MAP: OS of Ireland 1:50,000 Discovery 79; downloadable map/instructions at discoverireland.ie/walking
TRAVEL: Rail (irishrail.ie) to Millstreet. Bus (buseireann.ie) 257 (Killarney-Macroom). Road: N72, R583 from Dromagh; or N22, R582 from Macroom. From Millstreet follow R582 (‘Rathmore’) to outskirts of town. Car park on right opposite church.
DIRECTIONS: Cross R582; follow L1130 to right of church. Ahead at junction (‘Claragh Loop Outward’). In 250m pass Marian shrine (Famine graveyard/cillín is 100 yards further on right).
Just past Marian shrine, turn left up path (purple arrow/PA); in 500m, right (PA) up forest track. In 600m, left over stile (PA) along flank of Claragh Mountain, following ‘Claragh Outward’ signs. In 1.1 km, detour to right at ‘Fahey’s Junction’ to top of mountain and back (white arrows; 20-30 mins return).

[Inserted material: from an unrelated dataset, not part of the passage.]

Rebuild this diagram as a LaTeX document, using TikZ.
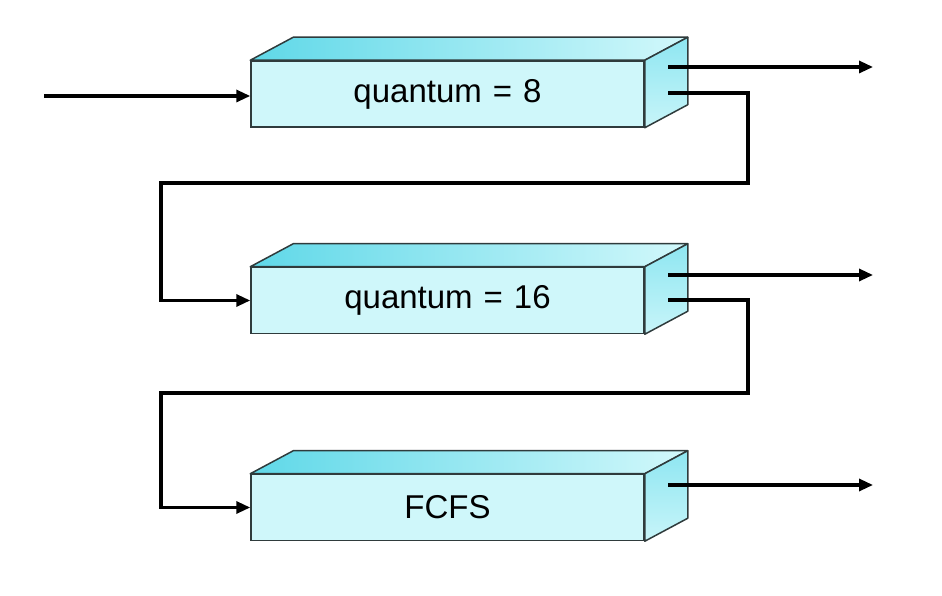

100 yards past junction, left over stile (PA); downhill along fence, following ridge path + PAs for 1.2 km down to hairpin right along Duhallow Way (yellow walking men/YM Symbols).

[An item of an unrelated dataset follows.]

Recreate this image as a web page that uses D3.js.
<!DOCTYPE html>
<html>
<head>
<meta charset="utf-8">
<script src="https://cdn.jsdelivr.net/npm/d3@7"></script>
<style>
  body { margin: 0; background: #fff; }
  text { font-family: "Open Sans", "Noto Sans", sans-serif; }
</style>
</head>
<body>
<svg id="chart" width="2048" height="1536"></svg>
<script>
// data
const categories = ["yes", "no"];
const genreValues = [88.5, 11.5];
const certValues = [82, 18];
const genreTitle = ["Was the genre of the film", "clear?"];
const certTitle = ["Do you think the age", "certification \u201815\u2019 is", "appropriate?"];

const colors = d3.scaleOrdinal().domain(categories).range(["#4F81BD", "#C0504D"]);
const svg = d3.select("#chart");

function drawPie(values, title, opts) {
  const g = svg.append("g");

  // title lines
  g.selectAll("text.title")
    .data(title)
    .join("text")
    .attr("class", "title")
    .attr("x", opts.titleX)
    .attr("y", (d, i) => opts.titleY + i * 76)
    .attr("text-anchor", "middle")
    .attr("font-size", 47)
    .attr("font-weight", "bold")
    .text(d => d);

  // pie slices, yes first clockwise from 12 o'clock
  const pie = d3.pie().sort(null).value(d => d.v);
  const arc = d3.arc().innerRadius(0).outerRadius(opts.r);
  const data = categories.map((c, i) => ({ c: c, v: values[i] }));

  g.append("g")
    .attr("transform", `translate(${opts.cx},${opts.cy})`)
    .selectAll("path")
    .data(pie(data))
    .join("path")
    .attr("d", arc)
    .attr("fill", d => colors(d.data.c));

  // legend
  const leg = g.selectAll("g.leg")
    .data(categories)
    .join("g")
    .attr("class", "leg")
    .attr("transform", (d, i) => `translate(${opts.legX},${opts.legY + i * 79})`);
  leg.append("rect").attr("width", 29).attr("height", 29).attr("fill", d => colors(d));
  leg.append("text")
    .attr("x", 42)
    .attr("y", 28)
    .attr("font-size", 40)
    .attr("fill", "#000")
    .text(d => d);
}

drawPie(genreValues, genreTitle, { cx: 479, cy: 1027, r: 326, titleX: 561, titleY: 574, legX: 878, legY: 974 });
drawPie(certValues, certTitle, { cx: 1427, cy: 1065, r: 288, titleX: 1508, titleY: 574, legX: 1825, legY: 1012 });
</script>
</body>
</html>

Follow PA and YM back along north flank of Claragh Mountain, up through woods, down to rejoin outward path, back to Millstreet.

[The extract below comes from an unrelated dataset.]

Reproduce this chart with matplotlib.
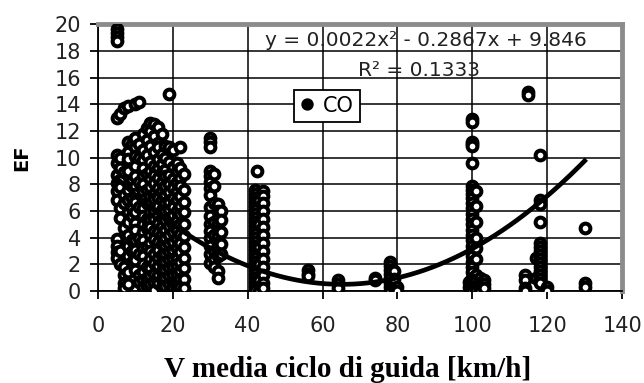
import matplotlib
matplotlib.use("Agg")
import matplotlib.pyplot as plt
import numpy as np

# EF (CO) values grouped by mean cycle speed [km/h]
ef_by_speed = {
    5: [19.6, 19.3, 19.0, 18.7, 13.0, 10.2, 9.6, 8.7, 8.1, 7.5, 6.8, 3.9, 3.4, 2.9, 2.5],
    6: [13.3, 10.0, 9.2, 8.3, 7.8, 6.2, 5.5, 3.0, 2.0],
    7: [13.7, 8.9, 7.2, 6.6, 4.7, 1.8, 1.2, 0.6, 0.2],
    8: [13.9, 11.2, 10.4, 9.9, 9.0, 7.6, 6.8, 5.9, 5.2, 4.2, 3.4, 2.6, 1.4, 0.5],
    9: [11.0, 8.3, 7.0, 6.2, 5.6, 3.8, 3.0, 2.2],
    10: [14.0, 11.5, 10.8, 10.1, 9.4, 8.6, 7.9, 7.3, 6.7, 5.9, 5.1, 4.6, 3.8, 3.1, 2.3, 1.6],
    11: [14.2, 11.0, 10.0, 8.2, 6.3, 4.0, 2.8, 1.2, 0.7],
    12: [11.8, 10.6, 9.8, 9.2, 8.6, 8.0, 7.4, 6.8, 6.2, 5.6, 5.0, 4.4, 3.8, 3.2, 2.6, 2.0, 1.4, 0.8, 0.3],
    13: [12.2, 11.3, 10.2, 8.8, 7.6, 6.6, 5.4, 4.7, 3.3, 1.8, 1.0, 0.4],
    14: [12.6, 12.0, 10.9, 9.7, 9.0, 8.4, 7.8, 7.1, 6.5, 5.9, 5.3, 4.8, 4.2, 3.6, 3.0, 2.4, 1.7, 1.1, 0.5],
    15: [12.5, 11.6, 10.4, 9.4, 8.7, 8.1, 7.3, 6.9, 6.0, 5.4, 4.5, 3.9, 2.8, 2.1, 1.3, 0.6, 0.1],
    16: [12.3, 11.1, 10.8, 9.9, 9.2, 8.5, 7.7, 7.0, 6.4, 5.7, 5.1, 4.4, 3.7, 3.1, 2.5, 1.9, 1.2, 0.6],
    17: [11.8, 10.3, 9.5, 8.9, 8.2, 7.5, 6.8, 6.1, 5.5, 4.9, 4.3, 3.5, 2.7, 2.2, 1.5, 0.9, 0.3],
    18: [10.9, 10.0, 9.1, 8.6, 7.9, 7.2, 6.6, 6.0, 5.3, 4.6, 4.0, 3.4, 2.8, 2.2, 1.6, 1.0, 0.4],
    19: [14.8, 10.8, 9.7, 8.7, 8.0, 7.4, 6.7, 6.1, 5.5, 4.9, 4.2, 3.5, 2.9, 2.3, 1.7, 1.1, 0.5],
    20: [10.6, 9.3, 8.4, 7.7, 7.0, 6.3, 5.7, 5.0, 4.4, 3.7, 3.0, 2.4, 1.8, 1.2, 0.6, 0.2],
    21: [9.6, 9.0, 8.2, 7.5, 6.8, 6.0, 5.3, 4.6, 3.9, 3.2, 2.5, 1.9, 1.3, 0.7, 0.2],
    22: [10.8, 9.2, 8.5, 7.9, 7.1, 6.4, 5.8, 5.0, 4.3, 3.6, 2.9, 2.2, 1.5, 0.9, 0.3],
    23: [8.8, 7.6, 6.7, 5.9, 5.0, 4.1, 3.3, 2.5, 1.7, 0.9, 0.2],
    30: [11.5, 11.2, 10.8, 9.0, 8.6, 8.2, 7.7, 7.2, 6.3, 5.6, 5.0, 4.5, 4.0, 3.4, 2.8, 2.1],
    31: [8.8, 7.9, 6.6, 5.2, 4.2, 3.0, 2.4, 1.8],
    32: [6.5, 6.0, 5.5, 5.0, 4.6, 4.1, 3.6, 3.1, 2.6, 1.5, 1.0],
    33: [6.0, 5.3, 4.4, 3.5, 2.8],
    42: [7.6, 7.3, 7.0, 6.7, 6.4, 6.1, 5.8, 5.5, 5.2, 4.9, 4.6, 4.3, 4.0, 3.7, 3.4,
         3.1, 2.8, 2.5, 2.2, 1.9, 1.6, 1.3, 1.0, 0.7, 0.4, 0.1],
    42.5: [9.0],
    43: [6.8, 5.0, 3.3, 2.0, 0.8, 0.0],
    44: [7.5, 7.1, 6.6, 6.0, 5.4, 4.8, 4.2, 3.6, 3.0, 2.4, 1.8, 1.2, 0.6, 0.2],
    56: [1.6, 1.3, 1.1],
    64: [0.8, 0.5, 0.2],
    74: [1.0, 0.8],
    78: [2.2, 1.9, 1.6, 1.3, 1.0, 0.6, 0.3, 0.0],
    79: [1.5, 0.9, 0.2],
    80: [0.3, 0.0],
    99: [0.7, 0.3],
    100: [12.9, 12.7, 11.2, 11.0, 10.9, 9.6, 7.9, 7.6, 7.3, 7.0, 6.6, 6.2, 5.8, 5.4, 5.0,
          4.6, 4.2, 3.8, 3.4, 3.0, 2.6, 2.2, 1.8, 1.4, 1.0, 0.6, 0.3, 0.0],
    101: [7.5, 6.4, 5.2, 4.0, 3.2, 2.4, 1.2, 0.8, 0.4, 0.1],
    102: [1.0, 0.6, 0.3, 0.0],
    103: [0.8, 0.5, 0.2],
    114: [1.2, 0.8, 0.2, 0.0],
    115: [14.9, 14.7],
    117: [2.5, 1.0],
    118: [10.2, 6.8, 6.5, 5.2, 3.6, 3.3, 3.0, 2.7, 2.4, 2.1, 1.8, 1.5, 1.2, 0.9, 0.6],
    120: [0.3, 0.0],
    130: [4.7, 0.6, 0.3],
}

# polynomial trendline coefficients (as printed on chart)
trend_coef = [0.0022, -0.2867, 9.846]
r_squared = 0.1333
trend_range = [5, 130]

x_ticks = [0, 20, 40, 60, 80, 100, 120, 140]
y_ticks = [0, 2, 4, 6, 8, 10, 12, 14, 16, 18, 20]

xs = [s for s, ys in ef_by_speed.items() for _ in ys]
ys = [v for s, vs in ef_by_speed.items() for v in vs]

font = "DejaVu Sans"
plt.rcParams["font.family"] = [font]

fig = plt.figure(figsize=(6.44, 3.83), dpi=100)
ax = fig.add_axes([0.152, 0.240, 0.814, 0.697])

ax.set_xlim(0, 140)
ax.set_ylim(0, 20)
ax.set_xticks(x_ticks)
ax.set_yticks(y_ticks)
ax.grid(True, color="black", linewidth=1.1)
ax.set_axisbelow(True)

ax.plot(xs, ys, linestyle="none", marker="o", markersize=7,
        markerfacecolor="white", markeredgecolor="black",
        markeredgewidth=2.9, label="CO", zorder=3)

xt = np.linspace(trend_range[0], trend_range[1], 200)
yt = np.polyval(trend_coef, xt)
ax.plot(xt, yt, color="black", linewidth=3.4, zorder=4)

ax.tick_params(axis="both", direction="out", length=6, width=1.3, color="black",
               labelsize=15, labelcolor="#222222")
ax.tick_params(axis="y", pad=6)
ax.tick_params(axis="x", pad=12)

for side in ["left", "bottom"]:
    ax.spines[side].set_color("black")
    ax.spines[side].set_linewidth(1.3)
for side in ["top", "right"]:
    ax.spines[side].set_color("#8c8c8c")
    ax.spines[side].set_linewidth(3.5)

ax.text(87.7, 18.75,
        f"y = {trend_coef[0]:.4f}x\u00b2 - {abs(trend_coef[1]):.4f}x + {trend_coef[2]:.3f}",
        ha="center", va="center", fontsize=14.5, color="#222222", zorder=5)
ax.text(85.8, 16.5, f"R\u00b2 = {r_squared:.4f}", ha="center", va="center",
        fontsize=14.5, color="#222222", zorder=5)

leg = ax.legend(loc="upper left", bbox_to_anchor=(0.374, 0.755), frameon=True,
                fancybox=False, framealpha=1, edgecolor="black",
                prop={"size": 15}, handlelength=0.7,
                handletextpad=0.4, borderpad=0.3, borderaxespad=0)
leg.get_frame().set_linewidth(1.3)
leg.set_zorder(6)
for h in leg.legend_handles:
    h.set_markerfacecolor("black")
    h.set_markersize(6)

ax.set_xlabel("V media ciclo di guida [km/h]", family="Liberation Serif",
              fontweight="bold", fontsize=21)
ax.xaxis.set_label_coords(0.477, -0.245)
ax.set_ylabel("EF", fontweight="bold", fontsize=14)
ax.yaxis.set_label_coords(-0.128, 0.50)

fig.savefig("out.png", dpi=100)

LENGTH: Six-and-a-half miles/10km: allow three to three-and-a-half hours.
GRADE: Moderate
CONDITIONS: Country roads; forest tracks; muddy mountain paths.
Don’t Miss: Cillín/famine graveyard; view from summit of Claragh Mountain; Mossy remains of settlement on homeward path
REFRESHMENTS/ accommodation: Wallis Arms, Millstreet. Tel: 029 71445; wallisarms.com.
INFORMATION
Beara Breifne Greenway: bbgreenway.org.
Millstreet Walking Festival (coming soon): Call Derry Sheehan, 086 266 5893.
Mallow Tourist Office, Bridge Street. Tel: 022 42222.

3 thoughts on “Walk of the Week: Claragh Mountain”

  1. Fair play to the Indo.At last I know for sure that Clara is part of the Derrynasaggart mountains.In your face Kerry!

  2. My wife and I attempted this trail today, 27Jul14. A few hundred metres after joining the Duhallow Way, near the southernmost point of the trail, we came upon a style which had a sign attached to it which read “Beware of the Bull”. The sign was relatively new, made of metal and was not homemade. Not being willing to tangle with a bull, we turned back the way we came.
    I will not do this walk again, which is a pity as it is beautiful countryside and trail is very well maintained.